Thank you very much for the wonderful elaboration. Amazing!!

Jim Frost says

You’re very welcome, MN! I’m glad it’s helpful!

Rajasekar says

I am currently working on a multiple regression model, where i have 4 x variable and all my variable are not statistically significant. I know when this happen i can reject null hypothesis but like to know what might be the wrong , do i need to add some more x variable in this case.Also the R Square =0.109842937

Adjusted R Square =0.034084889

Ayush says

This is really one of the best websites I have come across for DATA SCIENCE… Great effort put up by Sir Jim…

Jim Frost says

Thank you, Ayush!

Rali says

Hi Mr. Jim

Thanks for the helpful blog

all the best

Jim Frost says

Hi Rali, you’re very welcome! I’m glad it was helpful!

ADIL HUSSAIN RESHI says

Really fabulous ..it cleared all my doubts about p- value

Jim Frost says

Hi Adil, Thanks!

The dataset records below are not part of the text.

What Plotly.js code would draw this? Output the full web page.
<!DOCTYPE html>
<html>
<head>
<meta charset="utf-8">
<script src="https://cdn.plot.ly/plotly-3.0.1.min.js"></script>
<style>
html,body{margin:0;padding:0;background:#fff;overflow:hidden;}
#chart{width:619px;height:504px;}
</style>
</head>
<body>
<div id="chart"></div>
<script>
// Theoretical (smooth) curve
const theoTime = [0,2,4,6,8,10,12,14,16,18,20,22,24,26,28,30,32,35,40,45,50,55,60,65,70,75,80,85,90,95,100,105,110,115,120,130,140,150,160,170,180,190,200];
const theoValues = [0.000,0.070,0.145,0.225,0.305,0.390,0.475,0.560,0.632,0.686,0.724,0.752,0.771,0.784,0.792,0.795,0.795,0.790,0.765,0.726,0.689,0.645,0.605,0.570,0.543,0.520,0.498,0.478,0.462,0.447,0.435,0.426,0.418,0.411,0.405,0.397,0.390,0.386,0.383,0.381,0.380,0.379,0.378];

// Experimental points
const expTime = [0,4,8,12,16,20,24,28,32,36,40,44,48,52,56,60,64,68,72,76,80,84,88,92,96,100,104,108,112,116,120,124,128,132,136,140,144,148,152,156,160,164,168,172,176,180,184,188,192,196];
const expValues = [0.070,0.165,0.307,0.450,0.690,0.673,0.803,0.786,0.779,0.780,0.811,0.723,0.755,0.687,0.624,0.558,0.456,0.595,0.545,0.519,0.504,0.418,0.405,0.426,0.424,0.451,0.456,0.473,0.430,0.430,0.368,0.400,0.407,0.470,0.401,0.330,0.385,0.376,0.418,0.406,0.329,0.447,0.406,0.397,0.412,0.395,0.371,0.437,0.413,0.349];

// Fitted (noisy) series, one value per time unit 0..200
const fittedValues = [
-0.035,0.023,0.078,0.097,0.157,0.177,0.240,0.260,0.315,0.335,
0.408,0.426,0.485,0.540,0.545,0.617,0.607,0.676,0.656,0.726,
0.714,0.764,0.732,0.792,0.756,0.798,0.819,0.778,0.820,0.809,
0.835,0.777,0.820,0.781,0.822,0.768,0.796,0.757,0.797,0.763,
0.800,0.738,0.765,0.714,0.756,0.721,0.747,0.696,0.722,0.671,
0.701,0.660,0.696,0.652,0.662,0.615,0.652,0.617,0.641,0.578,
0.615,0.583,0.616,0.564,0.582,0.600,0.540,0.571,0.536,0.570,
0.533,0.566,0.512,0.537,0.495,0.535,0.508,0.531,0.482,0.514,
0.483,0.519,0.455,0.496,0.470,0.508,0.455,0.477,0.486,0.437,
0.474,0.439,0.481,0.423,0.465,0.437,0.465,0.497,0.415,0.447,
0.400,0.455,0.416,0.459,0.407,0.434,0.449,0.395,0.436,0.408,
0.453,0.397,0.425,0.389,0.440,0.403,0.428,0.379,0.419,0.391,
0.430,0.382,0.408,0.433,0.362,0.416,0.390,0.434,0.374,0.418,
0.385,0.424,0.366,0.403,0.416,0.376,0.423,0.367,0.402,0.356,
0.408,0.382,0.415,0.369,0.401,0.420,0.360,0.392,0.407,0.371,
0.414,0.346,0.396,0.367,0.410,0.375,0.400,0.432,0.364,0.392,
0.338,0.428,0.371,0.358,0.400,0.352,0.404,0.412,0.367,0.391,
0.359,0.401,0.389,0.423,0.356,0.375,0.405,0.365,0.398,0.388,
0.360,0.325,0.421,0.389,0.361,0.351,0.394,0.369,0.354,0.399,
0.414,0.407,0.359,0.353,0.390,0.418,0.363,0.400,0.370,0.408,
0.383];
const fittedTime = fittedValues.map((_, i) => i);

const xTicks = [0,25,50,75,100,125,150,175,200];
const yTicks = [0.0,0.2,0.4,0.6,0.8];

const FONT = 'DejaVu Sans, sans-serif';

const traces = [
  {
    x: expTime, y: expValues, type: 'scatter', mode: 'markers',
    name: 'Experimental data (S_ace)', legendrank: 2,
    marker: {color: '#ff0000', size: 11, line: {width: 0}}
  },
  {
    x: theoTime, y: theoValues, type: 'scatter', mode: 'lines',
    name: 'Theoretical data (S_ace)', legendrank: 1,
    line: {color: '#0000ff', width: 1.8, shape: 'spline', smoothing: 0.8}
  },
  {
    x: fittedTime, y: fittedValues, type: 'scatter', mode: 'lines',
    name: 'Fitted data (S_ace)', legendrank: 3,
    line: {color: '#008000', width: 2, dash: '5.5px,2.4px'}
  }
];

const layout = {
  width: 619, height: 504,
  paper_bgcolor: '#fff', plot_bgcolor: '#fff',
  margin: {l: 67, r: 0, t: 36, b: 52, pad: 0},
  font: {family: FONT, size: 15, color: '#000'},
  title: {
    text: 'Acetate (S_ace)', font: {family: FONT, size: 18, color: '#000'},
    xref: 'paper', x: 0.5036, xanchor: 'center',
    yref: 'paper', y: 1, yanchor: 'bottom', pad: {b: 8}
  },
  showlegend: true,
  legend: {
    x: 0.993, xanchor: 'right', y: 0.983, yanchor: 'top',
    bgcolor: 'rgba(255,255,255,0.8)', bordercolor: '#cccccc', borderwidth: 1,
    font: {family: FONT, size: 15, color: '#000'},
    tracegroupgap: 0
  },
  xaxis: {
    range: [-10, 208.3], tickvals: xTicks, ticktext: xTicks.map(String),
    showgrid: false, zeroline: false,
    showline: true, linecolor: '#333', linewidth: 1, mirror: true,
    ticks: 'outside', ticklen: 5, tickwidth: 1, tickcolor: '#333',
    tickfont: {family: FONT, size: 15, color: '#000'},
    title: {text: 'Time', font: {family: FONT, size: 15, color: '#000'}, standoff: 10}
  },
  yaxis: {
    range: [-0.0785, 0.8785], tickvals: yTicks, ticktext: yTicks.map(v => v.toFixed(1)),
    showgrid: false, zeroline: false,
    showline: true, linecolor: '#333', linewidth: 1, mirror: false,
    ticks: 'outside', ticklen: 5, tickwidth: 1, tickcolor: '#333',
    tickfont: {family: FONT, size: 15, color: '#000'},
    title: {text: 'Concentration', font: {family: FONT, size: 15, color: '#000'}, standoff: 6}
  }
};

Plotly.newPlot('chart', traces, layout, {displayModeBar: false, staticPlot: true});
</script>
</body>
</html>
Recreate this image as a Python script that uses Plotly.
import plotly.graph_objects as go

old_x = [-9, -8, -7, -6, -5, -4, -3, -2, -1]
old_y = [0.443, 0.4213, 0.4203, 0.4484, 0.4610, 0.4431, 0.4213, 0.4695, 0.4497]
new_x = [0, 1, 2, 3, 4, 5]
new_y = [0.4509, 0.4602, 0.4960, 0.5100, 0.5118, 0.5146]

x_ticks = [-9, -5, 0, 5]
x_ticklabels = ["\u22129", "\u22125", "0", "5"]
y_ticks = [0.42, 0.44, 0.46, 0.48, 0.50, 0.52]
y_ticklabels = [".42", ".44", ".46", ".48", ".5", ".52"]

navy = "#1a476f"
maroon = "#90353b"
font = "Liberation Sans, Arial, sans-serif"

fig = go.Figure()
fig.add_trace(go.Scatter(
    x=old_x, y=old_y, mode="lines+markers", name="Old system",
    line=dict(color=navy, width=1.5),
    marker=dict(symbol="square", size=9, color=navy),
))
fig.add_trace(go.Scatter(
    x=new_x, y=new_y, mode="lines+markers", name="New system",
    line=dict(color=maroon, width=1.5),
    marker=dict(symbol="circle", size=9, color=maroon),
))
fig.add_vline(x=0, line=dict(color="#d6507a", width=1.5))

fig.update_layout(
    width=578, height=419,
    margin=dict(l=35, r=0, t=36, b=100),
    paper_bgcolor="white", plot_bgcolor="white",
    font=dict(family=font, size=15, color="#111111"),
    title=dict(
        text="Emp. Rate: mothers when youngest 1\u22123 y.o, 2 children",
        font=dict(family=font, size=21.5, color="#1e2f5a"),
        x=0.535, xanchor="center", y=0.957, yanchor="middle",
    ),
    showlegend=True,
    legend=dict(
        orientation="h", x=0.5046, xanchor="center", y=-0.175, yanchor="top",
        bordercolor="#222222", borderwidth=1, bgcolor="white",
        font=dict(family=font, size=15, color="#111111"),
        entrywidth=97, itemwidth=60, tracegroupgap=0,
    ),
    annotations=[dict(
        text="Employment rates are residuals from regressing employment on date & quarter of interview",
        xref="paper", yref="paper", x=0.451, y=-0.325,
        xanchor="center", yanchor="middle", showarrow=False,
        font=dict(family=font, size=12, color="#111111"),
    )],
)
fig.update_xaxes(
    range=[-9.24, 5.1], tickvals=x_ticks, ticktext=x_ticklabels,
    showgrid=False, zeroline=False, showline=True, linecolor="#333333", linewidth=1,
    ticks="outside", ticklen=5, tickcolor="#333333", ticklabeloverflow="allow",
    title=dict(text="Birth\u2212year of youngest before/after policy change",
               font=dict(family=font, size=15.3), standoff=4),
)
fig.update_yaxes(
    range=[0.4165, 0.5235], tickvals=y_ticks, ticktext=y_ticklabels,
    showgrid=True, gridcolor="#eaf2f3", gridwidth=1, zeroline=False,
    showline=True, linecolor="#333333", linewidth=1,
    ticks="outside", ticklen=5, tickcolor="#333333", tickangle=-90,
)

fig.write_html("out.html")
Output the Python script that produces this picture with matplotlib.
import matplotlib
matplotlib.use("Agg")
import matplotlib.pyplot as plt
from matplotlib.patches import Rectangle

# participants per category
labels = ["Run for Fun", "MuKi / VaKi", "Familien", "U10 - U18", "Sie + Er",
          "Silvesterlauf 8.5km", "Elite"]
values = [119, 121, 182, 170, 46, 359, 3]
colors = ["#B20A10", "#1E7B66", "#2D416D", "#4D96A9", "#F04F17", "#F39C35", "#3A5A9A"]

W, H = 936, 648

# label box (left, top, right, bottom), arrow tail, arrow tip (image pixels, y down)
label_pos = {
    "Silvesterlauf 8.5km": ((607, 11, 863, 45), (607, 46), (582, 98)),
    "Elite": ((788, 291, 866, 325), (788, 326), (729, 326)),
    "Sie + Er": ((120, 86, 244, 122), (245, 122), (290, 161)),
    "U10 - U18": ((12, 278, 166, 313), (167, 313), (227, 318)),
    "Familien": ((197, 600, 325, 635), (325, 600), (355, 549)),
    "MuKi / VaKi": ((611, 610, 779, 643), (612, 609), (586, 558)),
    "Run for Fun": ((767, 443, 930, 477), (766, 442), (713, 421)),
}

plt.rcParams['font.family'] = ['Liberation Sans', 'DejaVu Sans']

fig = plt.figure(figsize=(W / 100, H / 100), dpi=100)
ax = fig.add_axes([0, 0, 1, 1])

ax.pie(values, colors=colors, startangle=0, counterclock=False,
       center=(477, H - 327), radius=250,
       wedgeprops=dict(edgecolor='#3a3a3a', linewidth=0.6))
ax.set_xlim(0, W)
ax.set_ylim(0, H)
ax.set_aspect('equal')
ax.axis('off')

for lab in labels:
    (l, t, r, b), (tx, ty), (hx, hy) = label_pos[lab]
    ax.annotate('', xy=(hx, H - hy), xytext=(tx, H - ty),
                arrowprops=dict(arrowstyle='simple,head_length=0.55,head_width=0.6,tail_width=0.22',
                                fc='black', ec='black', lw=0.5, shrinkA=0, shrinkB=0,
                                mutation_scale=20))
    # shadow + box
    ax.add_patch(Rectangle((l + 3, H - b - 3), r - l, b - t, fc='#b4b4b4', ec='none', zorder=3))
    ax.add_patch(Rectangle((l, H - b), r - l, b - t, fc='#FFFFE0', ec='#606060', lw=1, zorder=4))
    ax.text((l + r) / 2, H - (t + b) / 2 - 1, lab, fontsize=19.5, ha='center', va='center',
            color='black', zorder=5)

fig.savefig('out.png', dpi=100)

I’m so glad to hear that it was helpful!

Javed Iqbal says

Thanks Jim for the nice explanation. This regression seems to violate one of the model assumption namely the homoskedasticity. Log transformation should work here.

Jim Frost says

Hi Javed, thanks for your comment. The residuals for this model are homoscedastic–or very close to it. Their variance are fairly equal across the entire range. The variance might appear to be lower in the very low end of the range, but there are also fewer observations in that region, which can make the dispersion appear to be smaller. At any rate, it is close enough. To see how a true case of heteroscedasticity appears, along with multiple methods for correcting it, read my post about heteroscedasticity. By the way, I explain in that post why I always recommend trying other methods of addressing this problem before using a transformation.

Toby says

Great blog with detailed explanation! It helps clear my doubts for p-value.

Thank you Jim! and Happy new year! 😀

Jim Frost says

Thank you, Toby! And, I’m very happy you found the blog to be helpful! Happy new year to you too!!